Au plan méthodologique, nous avons principalement eu recours à deux techniques de recherche. Dans un premier temps, l’analyse documentaire (publication scientifiques sur les deux villes, rapports annuels et sites Web des organismes concernés, articles de journaux, articles de revue et chapitres de livres portant sur le développement culturel des milieux à l’étude) nous a permis d’établir une base d’information sur les populations, les acteurs sociaux, les organisations et les manifestations culturelles des deux villes. Ces analyses documentaires visaient également à cerner les acteurs qui jouent un rôle de pivot dans la construction des réseaux culturels locaux. Ces acteurs sont particulièrement importants dans une perspective de grappe puisque ce sont eux qui participent activement à la coordination des actions menées par l’ensemble du secteur culturel francophone. Ce sont ces acteurs, ceux qui semblaient jouer un rôle central dans le réseautage, que nous avons ciblés lors d’entrevues semi dirigées. Ainsi, nous avons rencontré une quinzaine d’intervenants-clés des deux villes. Plus précisément, dans le cas des deux villes, les acteurs qui sont au centre des réseaux sont des organisations relevant du secteur associatif et plus rarement des entreprises privées, ou encore des gouvernements locaux. Nous avons donc rencontré principalement les personnes qui assurent la direction générale de ces organismes (ou, dans quelques cas, des personnes y ayant longtemps oeuvré comme leaders). Dans le cas de Moncton, nous avons également rencontré une personne élue au conseil municipal, mais qui avait oeuvré auparavant dans les organisations culturelles. Nous nous inscrivons ici d’emblée dans le sillage des recherches basées sur les témoignages d’informateurs-clés.

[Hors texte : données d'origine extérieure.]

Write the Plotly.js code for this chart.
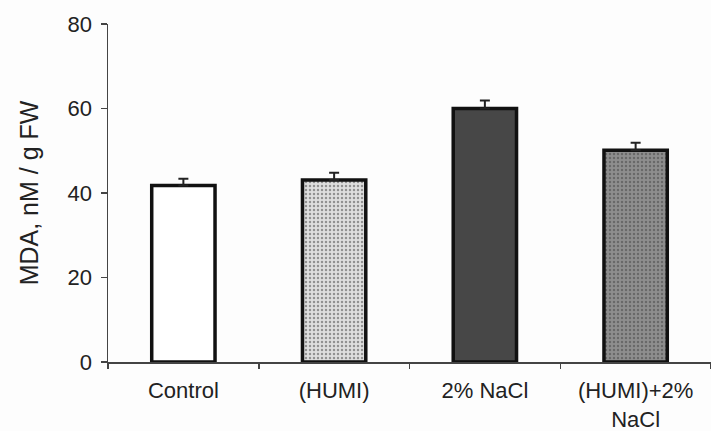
<!DOCTYPE html>
<html><head><meta charset="utf-8">
<script src="https://cdn.plot.ly/plotly-3.0.1.min.js"></script>
<style>html,body{margin:0;padding:0;background:#fff}</style>
</head><body>
<div id="chart" style="width:711px;height:431px"></div>
<script>
var categories = ["Control", "(HUMI)", "2% NaCl", "(HUMI)+2%<br>NaCl"];
var mdaValues = [41.8, 43.1, 60.0, 50.1];
var mdaErrors = [1.6, 1.7, 1.9, 1.8];
var fillColors = ["#ffffff", "#dedede", "#474747", "#8e8e8e"];
var patternShapes = ["", ".", "", "."];
var patternFg = ["#ffffff", "#a8a8a8", "#474747", "#2a2a2a"];

var trace = {
  type: "bar",
  x: categories,
  y: mdaValues,
  width: 0.42,
  marker: {
    color: fillColors,
    line: {color: "#111", width: 3.5},
    pattern: {shape: patternShapes, fgcolor: patternFg, fillmode: "overlay", size: 4, solidity: 0.3}
  },
  error_y: {type: "data", symmetric: false, array: mdaErrors, arrayminus: [0,0,0,0],
            color: "#222", thickness: 2, width: 5}
};

var layout = {
  width: 711, height: 431,
  margin: {l: 108, r: 0, t: 24, b: 69},
  paper_bgcolor: "#fdfdfd", plot_bgcolor: "#fdfdfd",
  showlegend: false,
  font: {family: "Liberation Sans, Arial, sans-serif", color: "#222", size: 22},
  xaxis: {
    range: [-0.5, 3.5], showline: true, linecolor: "#444", linewidth: 1.5,
    ticks: "outside", tickson: "boundaries", ticklen: 5, tickcolor: "#444", tickwidth: 1.5,
    showgrid: false, zeroline: false, tickfont: {size: 22}, ticklabelstandoff: 8, fixedrange: true
  },
  yaxis: {
    range: [0, 80], dtick: 20, showline: true, linecolor: "#444", linewidth: 1.5,
    ticks: "outside", ticklen: 6, tickcolor: "#444", tickwidth: 1.5,
    showgrid: false, zeroline: false, tickfont: {size: 22}, ticklabelstandoff: 4,
    title: {text: "MDA, nM / g FW", font: {size: 25}, standoff: 22}
  }
};

Plotly.newPlot("chart", [trace], layout, {staticPlot: true});
</script>
</body></html>
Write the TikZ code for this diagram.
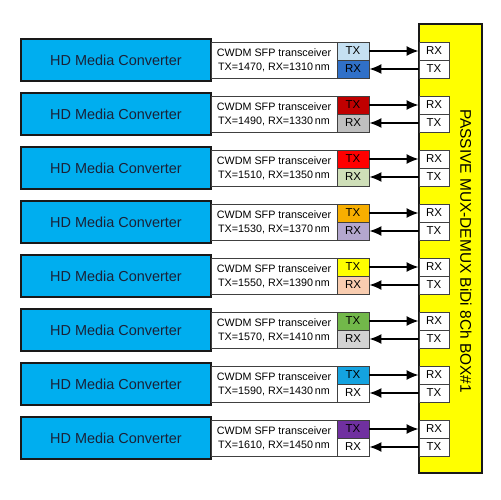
\documentclass[tikz,border=0pt]{standalone}
\usepackage{fontspec}
\setmainfont{Liberation Sans}
\usetikzlibrary{arrows.meta}
\definecolor{mcblue}{HTML}{00AEEF}
\definecolor{mctext}{HTML}{1A2238}
\definecolor{boxyellow}{HTML}{FFFF00}
\definecolor{edgegray}{HTML}{404040}
\tikzset{
  conv/.style={draw=black!90, line width=1.8bp, fill=mcblue, minimum width=190bp, minimum height=42bp, inner sep=0pt, text=mctext, font=\fontsize{14.5}{16}\selectfont},
  sfp/.style={draw=edgegray, line width=0.9bp, fill=white, minimum width=158bp, minimum height=36bp, inner sep=0pt},
  sfptext/.style={align=center, inner sep=0pt, font=\fontsize{10.8}{14}\selectfont},
  cell/.style={draw=edgegray, line width=0.9bp, minimum width=32bp, minimum height=18bp, inner sep=0pt, font=\fontsize{11.5}{12}\selectfont},
  mcell/.style={draw=edgegray, line width=0.9bp, fill=white, minimum width=30bp, minimum height=18bp, inner sep=0pt, font=\fontsize{11.5}{12}\selectfont},
  link/.style={line width=1.4bp, -{Latex[length=12bp,width=10bp]}},
}
\begin{document}
\begin{tikzpicture}[x=1bp,y=-1bp]
\useasboundingbox[fill=white] (0,0) rectangle (500,500);
\node[draw=black!90, line width=1.8bp, fill=boxyellow, minimum width=63bp, minimum height=449bp, inner sep=0pt] (mux) at (450.5,248.5) {};
\node[rotate=-90, font=\fontsize{15.5}{16}\selectfont, inner sep=0pt] (muxlabel) at (466,251) {PASSIVE MUX-DEMUX BiDi 8Ch BOX\#1};
\foreach \i/\tx/\rx/\txc/\rxc in {
  1/1470/1310/C5E0F2/3070C8,
  2/1490/1330/C00000/BFBFBF,
  3/1510/1350/FF0000/CFDFB8,
  4/1530/1370/F7AE00/B4A7CE,
  5/1550/1390/FFFF00/F9CDB0,
  6/1570/1410/72B84A/D3D3D3,
  7/1590/1430/14A3E0/FFFFFF,
  8/1610/1450/7030A0/FFFFFF} {
  \pgfmathsetmacro{\cy}{60+54*(\i-1)}
  \definecolor{txcol}{HTML}{\txc}
  \definecolor{rxcol}{HTML}{\rxc}
  \node[conv] (b\i) at (116,\cy) {HD Media Converter};
  \node[sfp] (s\i) at (290,\cy) {};
  \node[sfptext] (t\i) at (274,\cy) {CWDM SFP transceiver\\TX=\tx, RX=\rx\,nm};
  \node[cell, fill=txcol] (tx\i) at (353,\cy-9) {TX};
  \node[cell, fill=rxcol] (rx\i) at (353,\cy+9) {RX};
  \node[mcell] (mr\i) at (434,\cy-9) {RX};
  \node[mcell] (mt\i) at (434,\cy+9) {TX};
  \draw[link] (tx\i.east) -- (mr\i.west);
  \draw[link] (mt\i.west) -- (rx\i.east);
}
\end{tikzpicture}
\end{document}
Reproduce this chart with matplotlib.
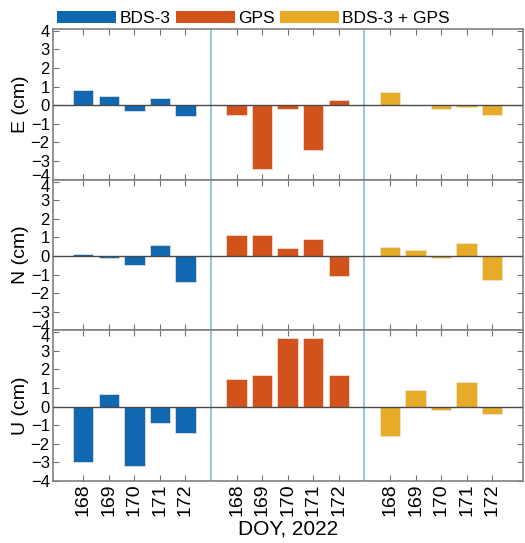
import matplotlib.pyplot as plt
from matplotlib.patches import Patch
from matplotlib.transforms import ScaledTranslation

plt.rcParams['font.family'] = ['Liberation Sans', 'DejaVu Sans']

days = ["168", "169", "170", "171", "172"]
systems = ["BDS-3", "GPS", "BDS-3 + GPS"]
colors = ["#1068b0", "#d2521c", "#e6ac28"]
components = ["E (cm)", "N (cm)", "U (cm)"]

# offsets per component, per system (cm)
east = [
    [0.8, 0.5, -0.3, 0.4, -0.6],
    [-0.5, -3.45, -0.2, -2.4, 0.3],
    [0.7, 0.0, -0.2, -0.1, -0.5],
]
north = [
    [0.1, -0.1, -0.5, 0.6, -1.4],
    [1.1, 1.1, 0.4, 0.9, -1.1],
    [0.5, 0.3, -0.1, 0.7, -1.3],
]
up = [
    [-3.0, 0.7, -3.2, -0.9, -1.4],
    [1.5, 1.7, 3.7, 3.7, 1.7],
    [-1.6, 0.9, -0.2, 1.3, -0.4],
]
all_data = [east, north, up]

fig, axes = plt.subplots(3, 1, figsize=(5.25, 5.43), dpi=100, sharex=True)
fig.subplots_adjust(left=0.1, right=0.996, top=0.9466, bottom=0.1142, hspace=0)

tick_pos = []
tick_lab = []
for g in range(3):
    for i, d in enumerate(days):
        tick_pos.append(g * 6 + i + 1)
        tick_lab.append(d)

for k, (ax, data, label) in enumerate(zip(axes, all_data, components)):
    for g, vals in enumerate(data):
        xs = [g * 6 + i + 1 for i in range(len(vals))]
        ax.bar(xs, vals, width=0.8, color=colors[g], edgecolor="#f3e6dc", linewidth=0.5, zorder=2)
    ax.axhline(0, color="#4a4a4a", lw=1, zorder=3)
    for xd in (6, 12):
        ax.axvline(xd, color="#6fbccb", lw=1.1, zorder=1)
    ax.set_xlim(-0.2, 18.2)
    ax.set_ylim(-4, 4.1)
    ax.set_yticks(range(-4, 5))
    ax.set_ylabel(label, fontsize=14, labelpad=1)
    ax.tick_params(axis="both", direction="in", length=4, color="#707070",
                   top=True, right=True, labelsize=12, pad=2)
    for s in ax.spines.values():
        s.set_color("#808080")
        s.set_linewidth(1.2)
    ylabs = ax.get_yticklabels()
    # nudge the end labels into their own panel so neighbours don't collide
    if k < 2:
        ylabs[0].set_transform(ylabs[0].get_transform() + ScaledTranslation(0, 3 / 72, fig.dpi_scale_trans))
    if k > 0:
        ylabs[-1].set_transform(ylabs[-1].get_transform() + ScaledTranslation(0, -3 / 72, fig.dpi_scale_trans))

axes[-1].set_xticks(tick_pos)
axes[-1].set_xticklabels(tick_lab, rotation=90, fontsize=14)
axes[-1].set_xlabel("DOY, 2022", fontsize=15, labelpad=2)

handles = [Patch(facecolor=c, edgecolor="none") for c in colors]
fig.legend(handles, systems, loc="upper left", bbox_to_anchor=(0.095, 0.993), ncol=3,
           frameon=False, fontsize=12.5, handlelength=3.4, handleheight=0.7,
           handletextpad=0.2, columnspacing=0.3, borderaxespad=0)

fig.savefig("out.png", dpi=100)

Moncton et Sudbury : des capitales culturelles de la francophonie minoritaire

Moncton et Sudbury ont, toutes deux, un passé industriel. Moncton est une ancienne ville ferroviaire (Hickey, 1990) alors que Sudbury a longtemps été premièrement connue comme un centre ferroviaire, et ensuite comme un centre minier (Wallace, 1993 ; Radwanski, 2010). Les deux ont également subi un déclin de leur vocation industrielle principale, laissant plus de place à des activités tertiaires. Sudbury a su diversifier son économie au cours des dernières décennies pour s’imposer comme capitale régionale de services du nord-est de l’Ontario, dont elle est le centre géographique. L’exploitation minière y demeure importante, notamment avec les deux grandes entreprises Vale-Inco et Xstrata (anciennement Inco et Falconbridge). La ville a été surnommée « Big Nickel » (Gros Nickel) car elle serait la capitale mondiale de la production de ce métal, mais le secteur minier ne représente plus aujourd’hui qu’environ 5 % de la main-d’oeuvre totale (3000 emplois) alors que, dans les années 1970, c’était 25 % (15 000 emplois). Dans le cas de Moncton, le passé industriel lourd a presque disparu avec les fermetures des ateliers du CN en 1988. Cette fermeture et la perte de 3000 emplois venaient s’ajouter à d’autres, notamment celle de l’abattoir Swift. Aujourd’hui, après une période difficile dans les années 1980, Moncton s’est réinventée (Allain, 2006) et s’est imposée comme un centre de services important pour les Maritimes, que ce soit sur le plan du commerce de détail ou des nombreux centres d’appel qui y ont pris place.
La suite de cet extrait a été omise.